EXERCISE REQUIREMENTS:
Look through the material below for "with". Copy every line that contains it.

INFORMATION PROVIDED:
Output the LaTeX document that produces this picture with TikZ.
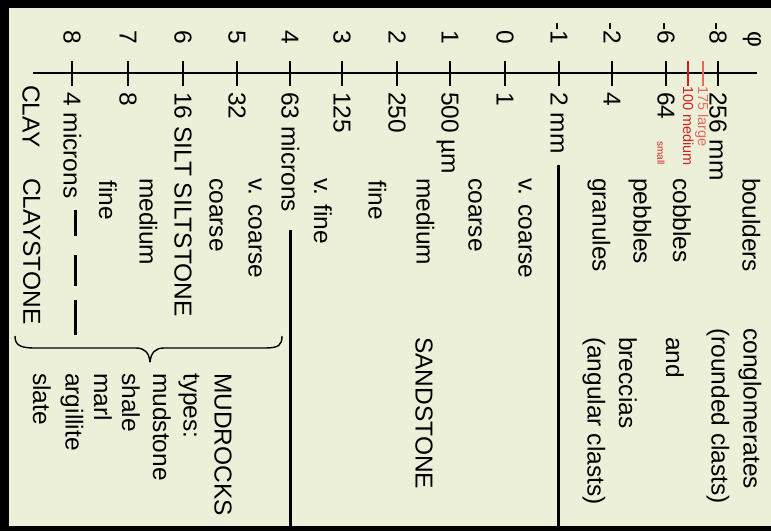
\documentclass[tikz,border=0pt]{standalone}
\usepackage{fontspec}
\setmainfont{Liberation Sans}
\definecolor{bg}{RGB}{237,240,217}
\definecolor{redA}{RGB}{204,34,34}
\definecolor{redB}{RGB}{228,105,95}
\newcommand{\bigsz}{\fontsize{24.5}{29}\selectfont}
\newcommand{\redsz}{\fontsize{14.5}{16}\selectfont}
\newcommand{\smlsz}{\fontsize{10}{12}\selectfont}
\begin{document}
\begin{tikzpicture}[x=1pt,y=-1pt,
  txt/.style={rotate=-90, anchor=west, inner sep=0pt, text height=17pt, text depth=0pt,
              font=\bigsz},
  phil/.style={rotate=-90, anchor=east, inner sep=0pt, text height=17pt, text depth=0pt,
              font=\bigsz},
  redlab/.style={rotate=-90, anchor=west, inner sep=0pt, text height=10pt, text depth=0pt,
              font=\redsz},
  ticker/.style={line width=1.8pt},
  axisline/.style={line width=1.4pt},
  bound/.style={line width=3pt},
  bracepath/.style={line width=1.4pt, line join=round}]
\useasboundingbox (0,0) rectangle (771,531);
\fill[black] (0,0) rectangle (771,531);
\fill[bg] (9,8) rectangle (771,526);
% axis
\coordinate (axL) at (33,73);
\coordinate (axR) at (757,73);
\draw[axisline] (axL) -- (axR);
% ticks with phi values and sizes
\foreach \x/\p/\s [count=\i] in {72/8/4 microns, 128/7/8, 183/6/16 SILT SILTSTONE, 237/5/32,
    290/4/63 microns, 342/3/125, 397/2/250, 450/1/500 µm, 505/0/1, 559/-1/2 mm,
    612/-2/4, 666/-6/64, 718/-8/256 mm}{
  \coordinate (ta\i) at (\x,61);
  \coordinate (tb\i) at (\x,86);
  \draw[ticker] (ta\i) -- (tb\i);
  \node[phil] (phi\i) at (\x,44) {\p};
  \node[txt] (size\i) at (\x,92) {\s};
}
\node[rotate=-90, inner sep=0pt, font=\bigsz] (phisym) at (752,39) {φ};
% red ticks and labels
\coordinate (ra) at (688,61); \coordinate (rb) at (688,86);
\coordinate (rc) at (703,61); \coordinate (rd) at (703,86);
\draw[ticker, redA] (ra) -- (rb);
\draw[ticker, redB] (rc) -- (rd);
\node[redlab, text=redA] (med) at (688,86) {\redsz 100 medium};
\node[redlab, text=redB] (lrg) at (703,86) {\redsz 175 large};
\node[redlab, text=redA, text height=7.5pt] (sml) at (661,141) {\smlsz small};
% clay
\node[txt] (clay) at (31,85) {CLAY};
\node[txt] (claystone) at (32,178) {CLAYSTONE};
% silt classes
\node[txt] (sfine) at (107.5,180) {fine};
\node[txt] (smed) at (148,178) {medium};
\node[txt] (scoarse) at (218,178) {coarse};
\node[txt] (svc) at (257,178) {v. coarse};
% sand classes
\node[txt] (dvf) at (322.5,178) {v. fine};
\node[txt] (dfine) at (377,180) {fine};
\node[txt] (dmed) at (425,178) {medium};
\node[txt] (dcoarse) at (477,178) {coarse};
\node[txt] (dvc) at (527,178) {v. coarse};
% gravel classes
\node[txt] (gran) at (601,178) {granules};
\node[txt] (peb) at (642,178) {pebbles};
\node[txt] (cob) at (681.5,178) {cobbles};
\node[txt] (bould) at (751,178) {boulders};
% rock names
\node[txt] (sandstone) at (424,337) {SANDSTONE};
\node[txt] (cong) at (752,328) {conglomerates};
\node[txt] (rounded) at (720,328) {(rounded clasts)};
\node[txt] (and) at (674.5,337) {and};
\node[txt] (brec) at (627.5,337) {breccias};
\node[txt] (angular) at (596,337) {(angular clasts)};
\node[txt] (mudrocks) at (223,373) {MUDROCKS};
\node[txt] (types) at (192,373) {types:};
\node[txt] (mudstone) at (161.5,373) {mudstone};
\node[txt] (shale) at (130.5,373) {shale};
\node[txt] (marl) at (102.5,373) {marl};
\node[txt] (argillite) at (74,373) {argillite};
\node[txt] (slate) at (41.5,373) {slate};
% boundaries
\coordinate (b1t) at (290,230); \coordinate (b1b) at (290,526);
\coordinate (b2t) at (558,165); \coordinate (b2b) at (558,526);
\draw[bound] (b1t) -- (b1b);
\draw[bound] (b2t) -- (b2b);
\draw[bound] (75,210) -- (75,236) (75,255) -- (75,286) (75,300) -- (75,335);
% brace
\draw[bracepath] (15,336) .. controls (15,345) and (20,348) .. (35,348) -- (136,348)
  .. controls (145,348) and (149,353) .. (150,362)
  .. controls (151,353) and (155,348) .. (164,348) -- (265,348)
  .. controls (279,348) and (282,345) .. (282,336);
\end{tikzpicture}
\end{document}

REPLY:
Output the LaTeX document that produces this picture with TikZ.
% ticks with phi values and sizes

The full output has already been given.